Pourtant, la majorité des Mauriciens ne semblent pas s’opposer à ce nouveau document. Qu’en pensez-vous ?
J’ai goûté à la démocratie, la vraie. à la méritocratie et à la liberté aussi. J’ai vécu pendant de nombreuses années en Angleterre. Le Mauricien ne connaît pas la vraie liberté. Il a peur. Pendant plusieurs semaines après les dernières législatives, les gens étaient contents, ils avaient un sourire sur leur visage. Ils sentaient un nouveau souffle, un vent libérateur. Il n’y avait plus de menace de dictature. Aujourd’hui, ce n’est plus le cas. Ils ont peur d’exprimer leurs opinions ouvertement, peur d’être sur la liste noire du gouvernement, peur que leurs proches n’obtiennent pas de travail, entre autres. C’est la même pression, la même peur qu’avant.

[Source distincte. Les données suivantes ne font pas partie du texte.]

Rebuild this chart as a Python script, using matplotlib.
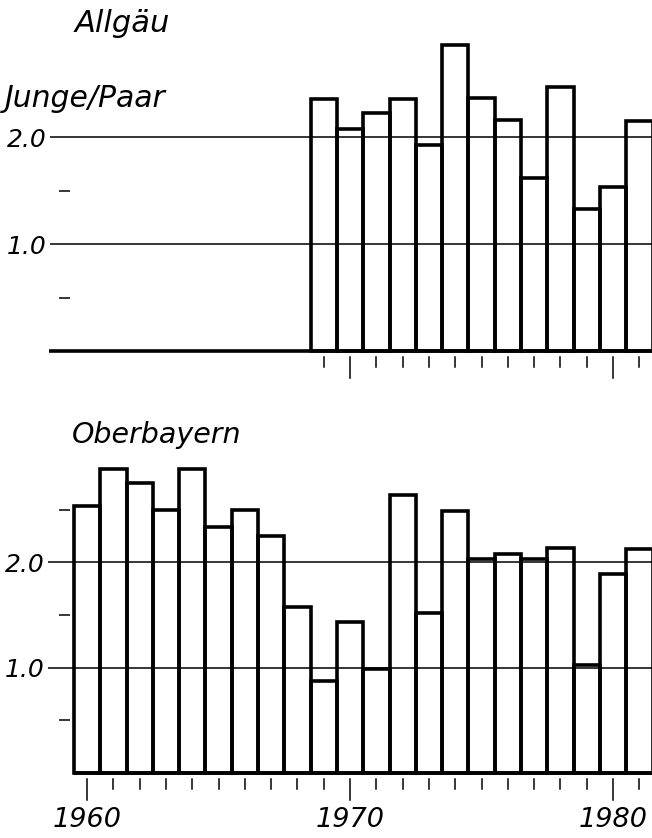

A partir du 1er octobre, tous les Mauriciens devront avoir en leur possession leur nouvelle carte d’identité. Aurez-vous la vôtre ?
Bien sûr que non ! Et qu’est-ce qui va m’arriver ? Je vais finir en prison ? je devrais payer une amende exorbitante ? Je pense que je vais discuter avec mon avocat pour une injonction afin de faire bouger cette date limite en attendant de poursuivre mon combat au Privy Council. Mon objectif est clair : que ces cartes soient détruites !
Leader du parti The Liberals, créé quelques mois avant les législatives de 2014, le Dr Rajah Madhewoo s’est battu contre la nouvelle carte d’identité dès le premier jour. Après des années passées en Angleterre, où il se sentait très bien, précise-t-il, il a décidé de rentrer pour venir en aide à son pays. Ce médecin a logé une affaire en cour contre l’État et le ministère de la Technologie, de la communication et de l’innovation. Son but : faire stopper les procédures pour le changement de l’ID Card qu’il juge anticonstitutionnel.
Quelle actualité locale a retenu votre attention cette semaine ?
Je suis de très près les affaires Suntan, BAI et Soornack.
Qu’avez-vous retenu de l’actualité internationale ?
Le crash d’avion en Indonésie. Comme je voyage beaucoup, ce genre de catastrophe m’interpelle. Et puis j’ai suivi la découverte des débris du MH370 à La Réunion.
Que lisez-vous actuellement ?
Pour le moment, je ne lis rien de particulier. Mais, en général, j’aime les livres sur l’astrologie ou encore sur les secrets du management.